According to an embodiment, the PCB comprises further circuitry for implementing one or more filters of the isolator. As described above, the implementation of an isolator may comprise one or more filters to be connected to the isolator. Now the need for additional parts for separate filters is avoided and the filters may be implemented on the same PCB circuitry.

As becomes evident from what has been described above, the RF component according to the embodiments may provide significant advantages over RF components assembled in a conventional manner. For example, a significant advantage is obtained through the easiness and the repeatability of assembling the RF component. Instead of mounting and tuning every part separately inside the housing, the PCB may be mounted apart from the housing and simply plugged inside the housing as one piece.
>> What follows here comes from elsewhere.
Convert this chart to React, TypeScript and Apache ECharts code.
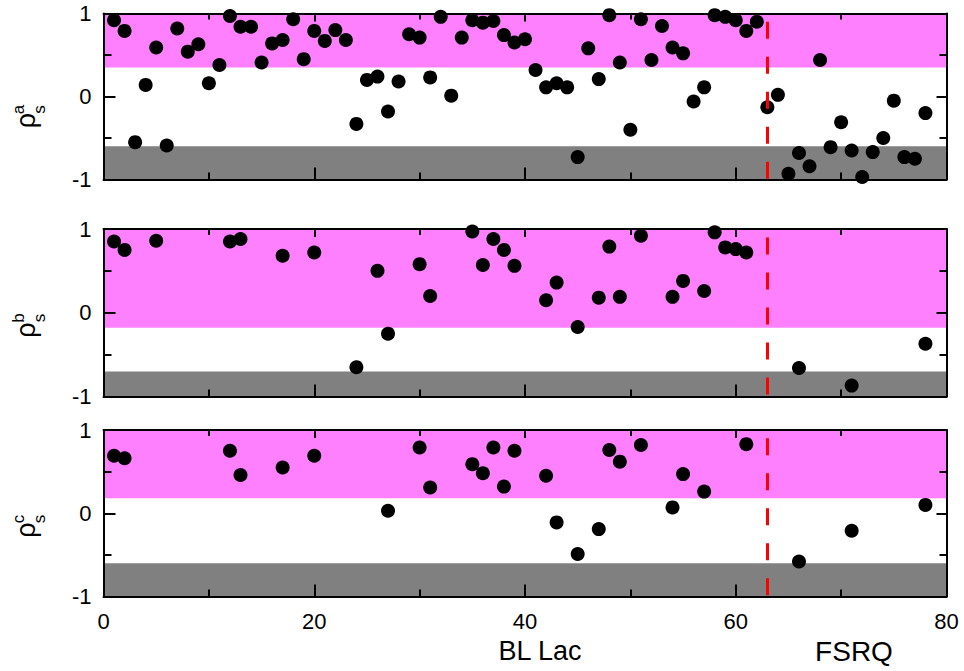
import React, { useEffect, useRef } from "react";
import * as echarts from "echarts";

// Spearman coefficients per source (index 1..78) for the three cases
const rhoA: number[] = [
  0.92, 0.79, -0.55, 0.14, 0.59, -0.59, 0.82, 0.54, 0.63, 0.16,
  0.38, 0.97, 0.84, 0.84, 0.41, 0.64, 0.68, 0.93, 0.45, 0.79,
  0.67, 0.8, 0.68, -0.33, 0.2, 0.24, -0.18, 0.18, 0.75, 0.71,
  0.23, 0.96, 0.01, 0.71, 0.92, 0.89, 0.91, 0.74, 0.65, 0.69,
  0.32, 0.11, 0.16, 0.11, -0.73, 0.58, 0.21, 0.98, 0.41, -0.4,
  0.93, 0.44, 0.85, 0.59, 0.52, -0.06, 0.11, 0.98, 0.96, 0.92,
  0.79, 0.9, -0.13, 0.02, -0.93, -0.68, -0.84, 0.44, -0.61, -0.31,
  -0.65, -0.97, -0.67, -0.5, -0.05, -0.73, -0.75, -0.2,
];

const idxB: number[] = [
  1, 2, 5, 12, 13, 17, 20, 24, 26, 27, 30, 31, 35, 36, 37, 38, 39,
  42, 43, 45, 47, 48, 49, 51, 54, 55, 57, 58, 59, 60, 61, 66, 71, 78,
];
const rhoB: number[] = [
  0.85, 0.75, 0.86, 0.85, 0.88, 0.68, 0.72, -0.65, 0.5, -0.25, 0.58, 0.2, 0.97, 0.57, 0.88, 0.75, 0.56,
  0.15, 0.36, -0.17, 0.18, 0.79, 0.19, 0.92, 0.19, 0.38, 0.26, 0.96, 0.78, 0.76, 0.72, -0.66, -0.87, -0.37,
];

const idxC: number[] = [
  1, 2, 12, 13, 17, 20, 27, 30, 31, 35, 36, 37, 38, 39,
  42, 43, 45, 47, 48, 49, 51, 54, 55, 57, 61, 66, 71, 78,
];
const rhoC: number[] = [
  0.69, 0.66, 0.75, 0.46, 0.55, 0.69, 0.03, 0.79, 0.31, 0.59, 0.48, 0.79, 0.32, 0.75,
  0.45, -0.11, -0.49, -0.19, 0.76, 0.62, 0.82, 0.07, 0.47, 0.26, 0.83, -0.58, -0.21, 0.1,
];

// significance bands per panel: [pink lower bound, gray upper bound]
const pinkLow: number[] = [0.35, -0.18, 0.18];
const grayHigh: number[] = [-0.6, -0.7, -0.6];

const supLetters: string[] = ["a", "b", "c"];
const xTicks: number[] = [0, 20, 40, 60, 80];
const classNames: string[] = ["BL Lac", "FSRQ"];

// boundary between the two source classes
const classSplit = 63;
const splitTop = 0.9;

const FONT = "'Liberation Sans', Arial, sans-serif";
const PINK = "#ff80ff";
const GRAY = "#808080";

const grids = [
  { left: 103.5, top: 13.5, width: 843, height: 166 },
  { left: 103.5, top: 229, width: 843, height: 167.5 },
  { left: 103.5, top: 430, width: 843, height: 166.5 },
];

// title anchor positions for each panel [rho y, sub/sup y]
const titleY: number[][] = [
  [120.5, 109.5],
  [330, 318],
  [530, 519],
];

export default function App() {
  const ref = useRef<HTMLDivElement>(null);

  useEffect(() => {
    if (!ref.current) return;
    const chart = echarts.init(ref.current, undefined, { renderer: "svg" });

    const panels: number[][][] = [
      rhoA.map((v, i) => [i + 1, v]),
      idxB.map((x, i) => [x, rhoB[i]]),
      idxC.map((x, i) => [x, rhoC[i]]),
    ];

    const xAxes: any[] = [];
    const yAxes: any[] = [];
    const series: any[] = [];
    const graphics: any[] = [];

    const tickStyle = { color: "#000", width: 2 };

    panels.forEach((pts, g) => {
      const isLast = g === panels.length - 1;
      const base = {
        gridIndex: g,
        type: "value",
        min: xTicks[0],
        max: xTicks[xTicks.length - 1],
        interval: xTicks[1] - xTicks[0],
        z: 3,
        splitLine: { show: false },
        minorSplitLine: { show: false },
        axisLine: { show: true, onZero: false, lineStyle: { color: "#000", width: 2 } },
      };
      xAxes.push({
        ...base,
        position: "bottom",
        axisTick: { show: true, inside: true, length: 12, lineStyle: tickStyle },
        minorTick: { show: true, splitNumber: 2, length: 7, lineStyle: tickStyle },
        axisLabel: {
          show: isLast,
          color: "#000",
          fontSize: 22,
          fontFamily: FONT,
          margin: 14,
        },
      });
      xAxes.push({
        ...base,
        position: "top",
        axisTick: { show: true, inside: true, length: 8, lineStyle: tickStyle },
        minorTick: { show: true, splitNumber: 2, length: 6, lineStyle: tickStyle },
        axisLabel: { show: false },
      });
      const ybase = {
        gridIndex: g,
        type: "value",
        min: -1,
        max: 1,
        interval: 1,
        z: 3,
        splitLine: { show: false },
        minorSplitLine: { show: false },
        axisLine: { show: true, onZero: false, lineStyle: { color: "#000", width: 2 } },
      };
      yAxes.push({
        ...ybase,
        position: "left",
        axisTick: { show: true, inside: true, length: 12, lineStyle: tickStyle },
        minorTick: { show: true, splitNumber: 2, length: 8, lineStyle: tickStyle },
        axisLabel: { show: true, color: "#000", fontSize: 22, fontFamily: FONT, margin: 12 },
      });
      yAxes.push({
        ...ybase,
        position: "right",
        axisTick: { show: true, inside: true, length: 10, lineStyle: tickStyle },
        minorTick: { show: true, splitNumber: 2, length: 7, lineStyle: tickStyle },
        axisLabel: { show: false },
      });

      const xi = g * 2;
      const yi = g * 2;

      // shaded significance bands
      series.push({
        type: "scatter",
        xAxisIndex: xi,
        yAxisIndex: yi,
        data: [],
        z: 1,
        silent: true,
        markArea: {
          silent: true,
          z: 1,
          data: [
            [{ yAxis: pinkLow[g], itemStyle: { color: PINK, opacity: 1 } }, { yAxis: 1 }],
            [{ yAxis: -1, itemStyle: { color: GRAY, opacity: 1 } }, { yAxis: grayHigh[g] }],
          ],
        },
      });

      series.push({
        type: "scatter",
        xAxisIndex: xi,
        yAxisIndex: yi,
        data: pts,
        z: 5,
        symbol: "circle",
        symbolSize: 14,
        itemStyle: { color: "#000", opacity: 1 },
      });

      // dashed divider between BL Lacs and FSRQs
      series.push({
        type: "scatter",
        xAxisIndex: xi,
        yAxisIndex: yi,
        data: [],
        z: 10,
        silent: true,
        markLine: {
          silent: true,
          z: 10,
          symbol: ["none", "none"],
          label: { show: false },
          lineStyle: { color: "#ff0000", width: 3, type: [17, 18], opacity: 1 },
          data: [[{ coord: [classSplit, splitTop] }, { coord: [classSplit, -1] }]],
        },
      });

      // rotated y-axis title: rho with subscript s and superscript letter
      const [ry, sy] = titleY[g];
      const rotText = (x: number, y: number, text: string, size: number) => ({
        type: "text",
        x,
        y,
        rotation: Math.PI / 2,
        style: {
          text,
          fontSize: size,
          fontFamily: FONT,
          fill: "#000",
          textAlign: "center",
          textVerticalAlign: "middle",
        },
      });
      graphics.push(rotText(25.7, ry, "ρ", 27));
      graphics.push(rotText(39, sy, "s", 17));
      graphics.push(rotText(18, sy, supLetters[g], 17));
    });

    graphics.push({
      type: "text",
      x: 540,
      y: 651,
      style: {
        text: classNames[0],
        fontSize: 27,
        fontFamily: FONT,
        fill: "#000",
        textAlign: "center",
        textVerticalAlign: "middle",
      },
    });
    graphics.push({
      type: "text",
      x: 854,
      y: 651,
      style: {
        text: classNames[1],
        fontSize: 28,
        fontFamily: FONT,
        fill: "#000",
        textAlign: "center",
        textVerticalAlign: "middle",
      },
    });

    chart.setOption({
      animation: false,
      backgroundColor: "#fff",
      grid: grids.map((gr) => ({ ...gr, containLabel: false })),
      xAxis: xAxes,
      yAxis: yAxes,
      series,
      graphic: graphics,
    });

    return () => {
      chart.dispose();
    };
  }, []);

  return (
    <div
      ref={ref}
      style={{ position: "absolute", left: 0, top: 0, width: 964, height: 671 }}
    />
  );
}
Further, this allows to spare lot of time in production, to reduce the cost of production due to mass production of the PCBs and to avoid the repetitive tuning of every RF component. Moreover, as a result of using the strip line technology for an isolator, the RF performance exhibit a better isolation and transmission performance than with a traditional metal shaft. It will be obvious for a person skilled in the art that with technological developments, the basic idea of the invention can be implemented in a variety of ways. Thus, the invention and its embodiments are not limited to the above-described examples, but they may vary within the scope of the claims.